Not surprisingly, the solutions to the configuration problems were obvious. The math had been correct all along; the capacity was in the room. The problems simply had to do with the fact that the cooling being provided was decoupled from the load it was meant to serve.

Floor tiles were intelligently relocated or simply removed. Blank offs were added to empty cabinets. Rudimentary separation was employed to keep the hot side hot and the cool side cool. And the in-row CRACs were rewired to assure a logical redundancy to each aisle.

Regarding the third problem type … operational … nothing beats experience as a teacher. No matter how many articles I write or seminars I speak at, I cannot make the impression an alarming cabinet can. If the location of a temperature sensor can’t get your attention, it will when your aisle is cooking and your CRAC is idling.

Thank goodness it was a controlled peek behind the uptime curtain that exposed the potential for chaos, instead of a rogue lighting strike. Because of that, we were able to address the weak links in the redundancy chain through a controlled process.

In Conclusion

Early in my career, I felt that I had to convey infallibility.
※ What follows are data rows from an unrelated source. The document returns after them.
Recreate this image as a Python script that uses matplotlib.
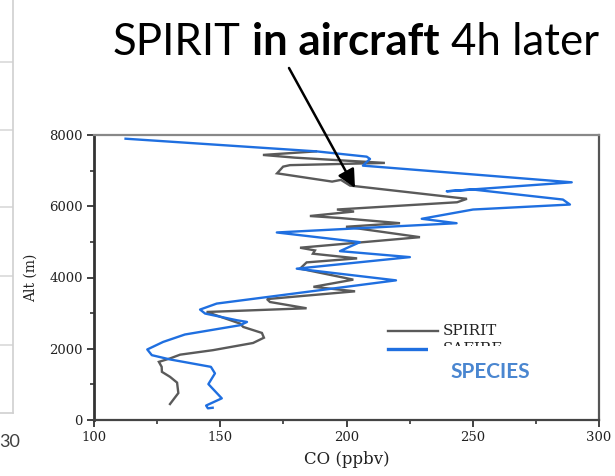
import matplotlib
matplotlib.use("Agg")
import matplotlib.pyplot as plt
from matplotlib.patches import Rectangle, FancyArrowPatch
from matplotlib.lines import Line2D
from matplotlib.ticker import MultipleLocator

# CO profiles (ppbv) against altitude (m)
spirit_co = [187.9, 166.9, 179.6, 215.2, 177.6, 174.9, 172.5, 194.3, 197.8, 201.4,
             247.7, 243.8, 196.2, 203.0, 185.5, 197.4, 221.2, 199.8, 229.1, 181.6,
             187.5, 186.7, 204.2, 184.2, 181.6, 202.7, 186.9, 203.4, 168.5, 169.7,
             184.2, 144.6, 157.8, 159.1, 166.5, 167.3, 163.0, 147.1, 134.1, 130.1,
             125.7, 126.8, 126.9, 130.1, 132.9, 133.4, 130.1]
spirit_alt = [7540, 7440, 7364, 7216, 7154, 7112, 6924, 6692, 6740, 6580,
              6208, 6112, 5908, 5852, 5726, 5670, 5524, 5424, 5132, 4836,
              4760, 4668, 4536, 4424, 4248, 3940, 3738, 3612, 3394, 3312,
              3136, 3032, 2708, 2612, 2444, 2310, 2162, 1960, 1834, 1728,
              1632, 1492, 1352, 1212, 1050, 756, 448]

safire_co = [112.5, 188.2, 208.0, 209.3, 206.5, 289.2, 239.7, 250.0, 285.7, 288.5,
             250.1, 229.8, 243.6, 172.4, 205.3, 197.4, 225.1, 180.3, 219.6, 148.6,
             142.0, 144.0, 156.6, 160.6, 157.8, 136.0, 127.4, 121.1, 122.9, 130.1,
             146.3, 147.9, 145.3, 150.6, 144.4, 145.1, 147.0]
safire_alt = [7896, 7540, 7392, 7328, 7140, 6672, 6420, 6470, 6188, 6048,
              5908, 5648, 5524, 5264, 4992, 4740, 4572, 4248, 3920, 3268,
              3100, 2988, 2800, 2752, 2660, 2400, 2192, 1980, 1820, 1700,
              1492, 1308, 1008, 608, 406, 328, 344]

x_ticks = [100, 150, 200, 250, 300]
y_ticks = [0, 2000, 4000, 6000, 8000]

W, H = 615, 476
fig = plt.figure(figsize=(W / 100, H / 100), dpi=100)
fig.patch.set_facecolor("white")


def fx(x):
    return x / W


def fy(y):
    return 1 - y / H


serif = "DejaVu Serif"
sans = "Lato"

# faint neighbouring panel on the left edge
side = fig.add_axes([fx(-200), fy(413), fx(212.7), fy(0) - fy(413)])
side.set_xlim(0, 1)
side.set_ylim(413, 0)
for yy in [62, 130, 207, 276, 345]:
    side.axhline(yy, color="#d9d9d9", lw=1.2)
for s in ["left", "top"]:
    side.spines[s].set_visible(False)
for s in ["right", "bottom"]:
    side.spines[s].set_color("#d0d0d0")
    side.spines[s].set_linewidth(1.2)
side.set_yticks([])
side.set_xticks([1 - 3 / 212.7])
side.set_xticklabels(["30"], fontsize=13, family=sans, color="#404040")
side.tick_params(axis="x", length=0, pad=15)

# main profile panel
ax = fig.add_axes([fx(94), fy(420), fx(599) - fx(94), fy(135) - fy(420)])
ax.plot(spirit_co, spirit_alt, color="#5a5a5a", lw=1.7, solid_joinstyle="miter")
ax.plot(safire_co, safire_alt, color="#1f6fe0", lw=1.7)
ax.set_xlim(100, 300)
ax.set_ylim(0, 8000)
ax.set_xticks(x_ticks)
ax.set_yticks(y_ticks)
ax.xaxis.set_minor_locator(MultipleLocator(25))
ax.yaxis.set_minor_locator(MultipleLocator(1000))
ax.tick_params(axis="both", which="major", direction="out", length=5, width=1.3,
               color="#333333", labelsize=9.5, labelcolor="#222222", pad=3)
ax.tick_params(axis="both", which="minor", direction="out", length=3, width=1.2,
               color="#333333")
for lab in ax.get_xticklabels() + ax.get_yticklabels():
    lab.set_family(serif)
ax.spines["left"].set_color("#333333")
ax.spines["left"].set_linewidth(2.0)
ax.spines["bottom"].set_color("#444444")
ax.spines["bottom"].set_linewidth(1.6)
ax.spines["top"].set_color("#888888")
ax.spines["top"].set_linewidth(1.6)
ax.spines["right"].set_color("#555555")
ax.spines["right"].set_linewidth(1.6)

fig.text(fx(347), fy(460), "CO (ppbv)", family=serif, fontsize=12,
         ha="center", va="center", color="#222222")
fig.text(fx(31), fy(278), "Alt (m)", family=serif, fontsize=10, rotation=90,
         ha="center", va="center", color="#222222")

# legend
fig.add_artist(Line2D([fx(388), fx(438)], [fy(331), fy(331)], color="#5a5a5a", lw=1.7))
fig.text(fx(443), fy(331), "SPIRIT", family=serif, fontsize=11, ha="left",
         va="center", color="#222222")
fig.add_artist(Line2D([fx(388), fx(438)], [fy(349), fy(349)], color="#1f6fe0", lw=2.4))
fig.text(fx(443), fy(349), "SAFIRE", family=serif, fontsize=11, ha="left",
         va="center", color="#222222")

# instrument box over the lower legend row
fig.add_artist(Rectangle((fx(428), fy(400)), fx(575) - fx(428), fy(346) - fy(400),
                         transform=fig.transFigure, facecolor="white",
                         edgecolor="none", zorder=5))
fig.text(fx(490.5), fy(372), "SPECIES", family=sans, fontsize=15, weight="bold",
         color="#4a86d0", ha="center", va="center", zorder=6)

# heading with a bold middle phrase
renderer = fig.canvas.get_renderer()
parts = [("SPIRIT", "normal"), ("in aircraft", "bold"), ("4h later", "normal")]
size = 31.5
probe = fig.text(0, 0, "a a", family=sans, fontsize=size)
probe2 = fig.text(0, 0, "aa", family=sans, fontsize=size)
gap = probe.get_window_extent(renderer).width - probe2.get_window_extent(renderer).width
probe.remove()
probe2.remove()
x0 = 113
for txt, wt in parts:
    t = fig.text(fx(x0), fy(55), txt, family=sans, fontsize=size, weight=wt,
                 ha="left", va="baseline", color="black")
    x0 += t.get_window_extent(renderer).width + gap

fig.add_artist(FancyArrowPatch((fx(289), fy(68)), (fx(355), fy(188)),
                               transform=fig.transFigure,
                               arrowstyle="-|>,head_length=0.55,head_width=0.27",
                               mutation_scale=20, color="black", lw=1.8,
                               shrinkA=0, shrinkB=0, zorder=7))

fig.savefig("out.png", dpi=100, facecolor="white")
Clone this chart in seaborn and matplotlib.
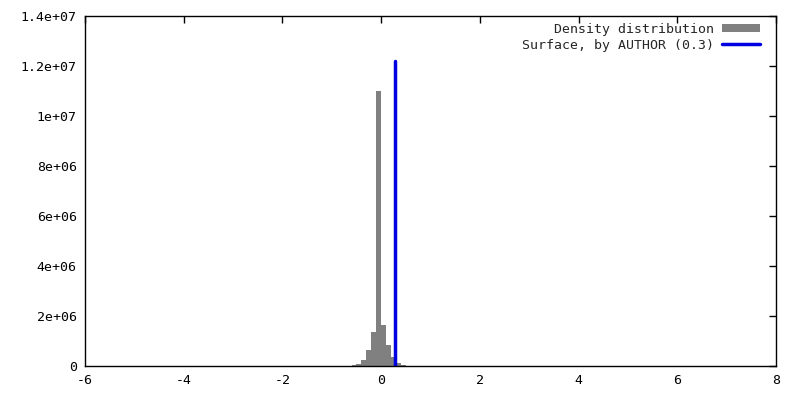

This in itself was a failure to communicate, because as my mother always reminded me, “… be sure, your sins will find you out.” You can’t bluff your way through engineering. People eventually see right through it.

So you’re encouraged to be as open about what you don’t know as what you do. And that includes telling your client that you don’t know exactly what’s going to happen when you flip the switch, but you know something might, and you are prepared to respond.

If you run a data center, or you advise someone who does, try to know what you don’t know yet.  It is in our nature not to fix what isn’t broken, but you should peek under the hood to be sure. Just because you haven’t experienced a problem, it doesn’t mean one isn’t out there.

As Andrew Grove, the co-founder of Intel said,

Success breeds complacency. Complacency breeds failure. Only the paranoid survive.

If you combine that with one of my favorite colloquialisms, you should be sufficiently on guard:

Just because you’re paranoid, it doesn’t mean they’re NOT out to get you.

In the beginning, we were hired to create a new data center space. But when we moved on, the existing data center spaces were more efficient, better understood, and operationally more reliable. None of which were included in the original scope of work.

 And all because of a surprise that shouldn’t have been …except for the falling light fixtures. I never could have seen that coming.